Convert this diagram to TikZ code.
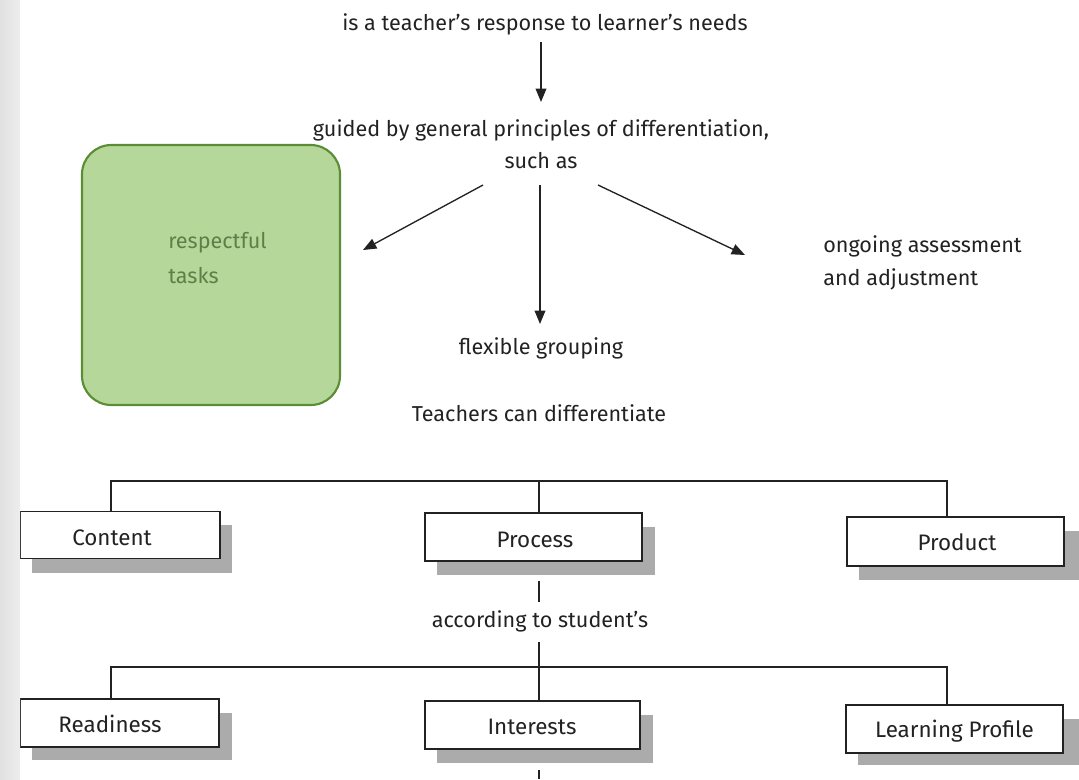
\documentclass[tikz,border=0pt]{standalone}
\usepackage{fontspec}
\setmainfont{Fira Sans}
\usetikzlibrary{arrows.meta}
\definecolor{ink}{HTML}{222222}
\definecolor{greenfill}{HTML}{B5D89A}
\definecolor{greenline}{HTML}{5B8D34}
\definecolor{greentext}{HTML}{5E7F48}
\definecolor{shadowgray}{HTML}{ABABAB}
\begin{document}
\begin{tikzpicture}[x=0.75pt,y=-0.75pt,
  txt/.style={text=ink, font=\fontsize{16.2}{19}\selectfont, inner sep=0pt, anchor=base},
  boxtxt/.style={text=ink, font=\fontsize{16.8}{20}\selectfont, inner sep=0pt, anchor=base},
  arr/.style={draw=ink, line width=1pt, -{Triangle[length=10pt,width=8pt]}},
  ln/.style={draw=ink, line width=1pt},
  bx/.style={draw=ink, line width=1pt, fill=white, inner sep=0pt},
  shd/.style={fill=shadowgray}]
\useasboundingbox (0,0) rectangle (1079,779);
% top texts
\node[txt] (resp) at (545,30) {is a teacher’s response to learner’s needs};
\node[txt] (guided) at (541,136) {guided by general principles of differentiation,};
\node[txt] (such) at (541,168) {such as};
\coordinate (g1) at (483,185);
\coordinate (g2) at (540,185);
\coordinate (g3) at (598,185);
\coordinate (a1) at (363,250);
\coordinate (a3) at (745,255);
\coordinate (r1) at (541,42);
\coordinate (r2) at (541,102);
\draw[arr] (r1) -- (r2);
% green box
\node[draw=greenline, line width=1.6pt, fill=greenfill, rounded corners=22pt,
      minimum width=258*0.75pt, minimum height=260*0.75pt, inner sep=0pt] (green) at (211,275) {};
\node[text=greentext, font=\fontsize{16.2}{19}\selectfont, anchor=base west, inner sep=0pt] (rt1) at (168,248) {respectful};
\node[text=greentext, font=\fontsize{16.2}{19}\selectfont, anchor=base west, inner sep=0pt] (rt2) at (168,283) {tasks};
\node[txt, anchor=base west] (oa1) at (823,252) {ongoing assessment};
\node[txt, anchor=base west] (oa2) at (823,285) {and adjustment};
\node[txt] (flex) at (541,354) {flexible grouping};
\node[txt] (teach) at (539,421) {Teachers can differentiate};
\coordinate (a2) at (540,324);
\draw[arr] (g1) -- (a1);
\draw[arr] (g2) -- (a2);
\draw[arr] (g3) -- (a3);
% first level boxes
\fill[shd] (32,525) rectangle (232,573);
\fill[shd] (437,527) rectangle (655,575);
\fill[shd] (859,531) rectangle (1079,580);
\node[bx, minimum width=200*0.75pt, minimum height=47*0.75pt] (content) at (120,535) {};
\node[bx, minimum width=217*0.75pt, minimum height=48*0.75pt] (process) at (533.5,537) {};
\node[bx, minimum width=217*0.75pt, minimum height=49*0.75pt] (product) at (955.5,541.5) {};
\node[boxtxt] (contentt) at (112,545) {Content};
\node[boxtxt] (processt) at (535,547) {Process};
\node[boxtxt] (productt) at (957,550) {Product};
\coordinate (h1l) at (111,481);
\coordinate (h1m) at (539,481);
\coordinate (h1r) at (947,481);
\draw[ln] (content.north -| h1l) -- (h1l) -- (h1r) -- (product.north -| h1r);
\draw[ln] (h1m) -- (process.north -| h1m);
% according
\node[txt] (acc) at (540,627) {according to student’s};
\coordinate (p1) at (539,581);
\coordinate (p2) at (539,602);
\coordinate (p3) at (539,642);
\draw[ln] (p1) -- (p2);
% second level
\fill[shd] (32,713) rectangle (232,760);
\fill[shd] (437,715) rectangle (653,763);
\fill[shd] (858,719) rectangle (1079,765);
\node[bx, minimum width=199*0.75pt, minimum height=48*0.75pt] (ready) at (119.5,723) {};
\node[bx, minimum width=215*0.75pt, minimum height=48*0.75pt] (inter) at (532.5,725) {};
\node[bx, minimum width=217*0.75pt, minimum height=48*0.75pt] (learn) at (954.5,729) {};
\node[boxtxt] (readyt) at (110,732) {Readiness};
\node[boxtxt] (intert) at (532,734) {Interests};
\node[boxtxt] (learnt) at (954.5,737) {Learning Profile};
\coordinate (h2l) at (111,667);
\coordinate (h2r) at (947,667);
\draw[ln] (p3) -- (inter.north -| p3);
\draw[ln] (ready.north -| h2l) -- (h2l) -- (h2r) -- (learn.north -| h2r);
\coordinate (b1) at (539,770);
\coordinate (b2) at (539,779);
\draw[ln] (b1) -- (b2);
% left strip
\shade[left color=gray!24, right color=gray!14] (0,0) rectangle (20,779);
\end{tikzpicture}
\end{document}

+===+

**STATED PROBLEM:**
Copy out all of the data word for word. Do not carry over any picture.

**TASK SOLUTION:**
Convert this diagram to TikZ code.
\documentclass[tikz,border=0pt]{standalone}
\usepackage{fontspec}
\setmainfont{Fira Sans}
\usetikzlibrary{arrows.meta}
\definecolor{ink}{HTML}{222222}
\definecolor{greenfill}{HTML}{B5D89A}
\definecolor{greenline}{HTML}{5B8D34}
\definecolor{greentext}{HTML}{5E7F48}
\definecolor{shadowgray}{HTML}{ABABAB}
\begin{document}
\begin{tikzpicture}[x=0.75pt,y=-0.75pt,
  txt/.style={text=ink, font=\fontsize{16.2}{19}\selectfont, inner sep=0pt, anchor=base},
  boxtxt/.style={text=ink, font=\fontsize{16.8}{20}\selectfont, inner sep=0pt, anchor=base},
  arr/.style={draw=ink, line width=1pt, -{Triangle[length=10pt,width=8pt]}},
  ln/.style={draw=ink, line width=1pt},
  bx/.style={draw=ink, line width=1pt, fill=white, inner sep=0pt},
  shd/.style={fill=shadowgray}]
\useasboundingbox (0,0) rectangle (1079,779);
% top texts
\node[txt] (resp) at (545,30) {is a teacher’s response to learner’s needs};
\node[txt] (guided) at (541,136) {guided by general principles of differentiation,};
\node[txt] (such) at (541,168) {such as};
\coordinate (g1) at (483,185);
\coordinate (g2) at (540,185);
\coordinate (g3) at (598,185);
\coordinate (a1) at (363,250);
\coordinate (a3) at (745,255);
\coordinate (r1) at (541,42);
\coordinate (r2) at (541,102);
\draw[arr] (r1) -- (r2);
% green box
\node[draw=greenline, line width=1.6pt, fill=greenfill, rounded corners=22pt,
      minimum width=258*0.75pt, minimum height=260*0.75pt, inner sep=0pt] (green) at (211,275) {};
\node[text=greentext, font=\fontsize{16.2}{19}\selectfont, anchor=base west, inner sep=0pt] (rt1) at (168,248) {respectful};
\node[text=greentext, font=\fontsize{16.2}{19}\selectfont, anchor=base west, inner sep=0pt] (rt2) at (168,283) {tasks};
\node[txt, anchor=base west] (oa1) at (823,252) {ongoing assessment};
\node[txt, anchor=base west] (oa2) at (823,285) {and adjustment};
\node[txt] (flex) at (541,354) {flexible grouping};
\node[txt] (teach) at (539,421) {Teachers can differentiate};
\coordinate (a2) at (540,324);
\draw[arr] (g1) -- (a1);
\draw[arr] (g2) -- (a2);
\draw[arr] (g3) -- (a3);
% first level boxes
\fill[shd] (32,525) rectangle (232,573);
\fill[shd] (437,527) rectangle (655,575);
\fill[shd] (859,531) rectangle (1079,580);
\node[bx, minimum width=200*0.75pt, minimum height=47*0.75pt] (content) at (120,535) {};
\node[bx, minimum width=217*0.75pt, minimum height=48*0.75pt] (process) at (533.5,537) {};
\node[bx, minimum width=217*0.75pt, minimum height=49*0.75pt] (product) at (955.5,541.5) {};
\node[boxtxt] (contentt) at (112,545) {Content};
\node[boxtxt] (processt) at (535,547) {Process};
\node[boxtxt] (productt) at (957,550) {Product};
\coordinate (h1l) at (111,481);
\coordinate (h1m) at (539,481);
\coordinate (h1r) at (947,481);
\draw[ln] (content.north -| h1l) -- (h1l) -- (h1r) -- (product.north -| h1r);
\draw[ln] (h1m) -- (process.north -| h1m);
% according
\node[txt] (acc) at (540,627) {according to student’s};
\coordinate (p1) at (539,581);
\coordinate (p2) at (539,602);
\coordinate (p3) at (539,642);
\draw[ln] (p1) -- (p2);
% second level
\fill[shd] (32,713) rectangle (232,760);
\fill[shd] (437,715) rectangle (653,763);
\fill[shd] (858,719) rectangle (1079,765);
\node[bx, minimum width=199*0.75pt, minimum height=48*0.75pt] (ready) at (119.5,723) {};
\node[bx, minimum width=215*0.75pt, minimum height=48*0.75pt] (inter) at (532.5,725) {};
\node[bx, minimum width=217*0.75pt, minimum height=48*0.75pt] (learn) at (954.5,729) {};
\node[boxtxt] (readyt) at (110,732) {Readiness};
\node[boxtxt] (intert) at (532,734) {Interests};
\node[boxtxt] (learnt) at (954.5,737) {Learning Profile};
\coordinate (h2l) at (111,667);
\coordinate (h2r) at (947,667);
\draw[ln] (p3) -- (inter.north -| p3);
\draw[ln] (ready.north -| h2l) -- (h2l) -- (h2r) -- (learn.north -| h2r);
\coordinate (b1) at (539,770);
\coordinate (b2) at (539,779);
\draw[ln] (b1) -- (b2);
% left strip
\shade[left color=gray!24, right color=gray!14] (0,0) rectangle (20,779);
\end{tikzpicture}
\end{document}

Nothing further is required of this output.